Alexei Barrionuevo, Sidney Morning Herald
October 2009
At a conference organized by Greenpeace, the cattle companies - Bertin, JBS-Friboi, Marfrig and Minerva - agreed to support Greenpeace's call for an end to the deforestation.
Environmental groups hailed a decision this week by four of the world's
largest meat producers to ban the purchase of cattle from newly deforested
areas of Brazil's Amazon rainforest.
At a conference organized by Greenpeace, the cattle companies - Bertin,
JBS-Friboi, Marfrig and Minerva - agreed to support Greenpeace's call for an
end to the deforestation.
Brazil has the world's largest cattle herd and is the world's largest beef
exporter but it is also the fourth-largest producer of greenhouse gas.

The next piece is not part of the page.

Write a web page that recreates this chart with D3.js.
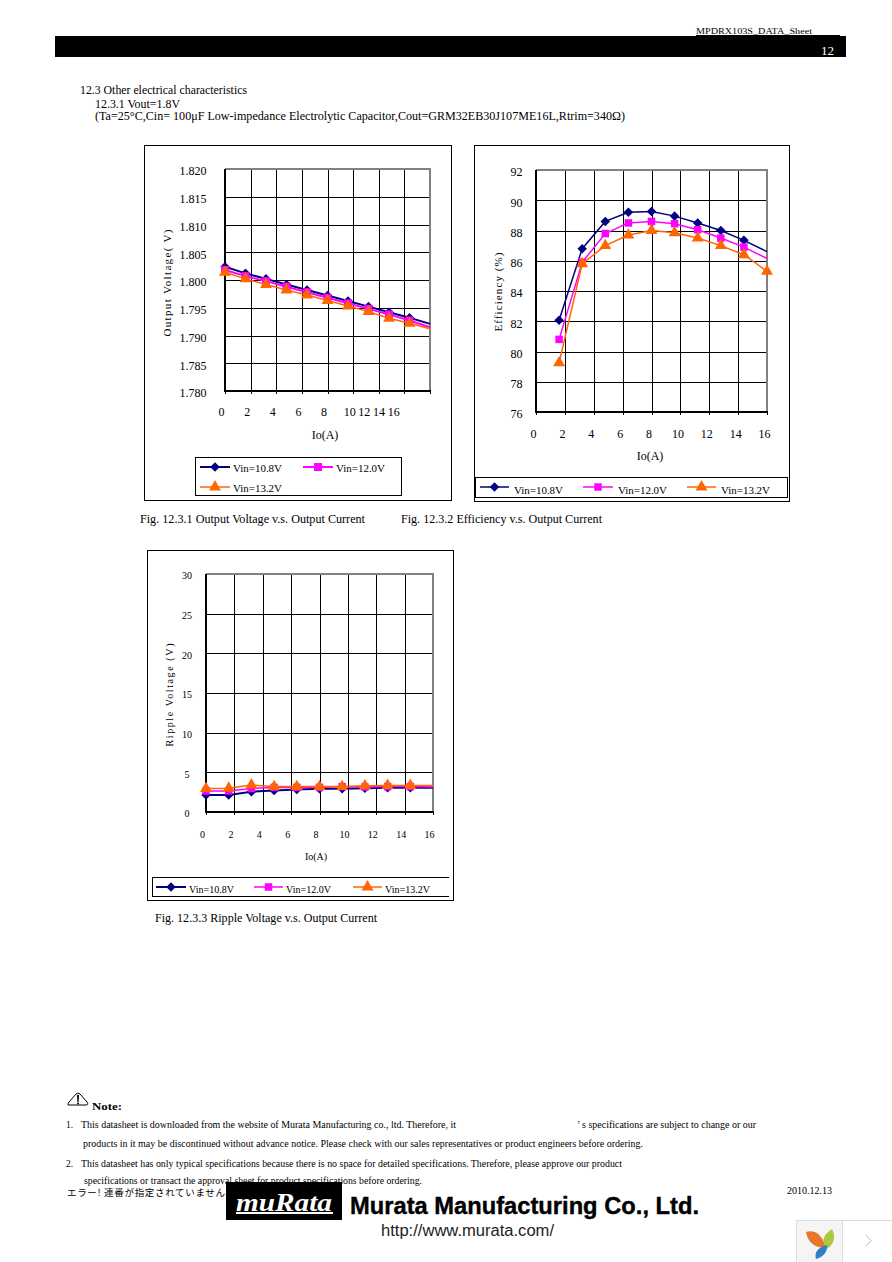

Destruction of tropical forests is estimated to account for about 20 per
cent of greenhouse gas emissions.
Greenpeace contends the cattle industry in the Amazon is the biggest driver
of global deforestation. But the Brazilian Government, while pushing
ambitious goals to slow deforestation in the Amazon, is also a major
financier and shareholder in global beef and leather processors - which
profit from cattle raised in areas of the Amazon that have been destroyed,
often illegally, Greenpeace says.
The companies agreed to monitor their supply chains and set clear targets
for farms that supply cattle. The Government was conspicuously absent from
Monday's announcement.
The agreement was reached after Greenpeace released its Slaughtering the
Amazon report in June, detailing the link between forest destruction and the
expansion of cattle farms.
The report led some multinationals, among them Adidas, Nike and Timberland,
to pledge to cancel contracts unless they received guarantees their products
were not associated with cattle or slave labor in the Amazon. McDonald's and
Wal-Mart also pressed producers to change their practices in the Amazon.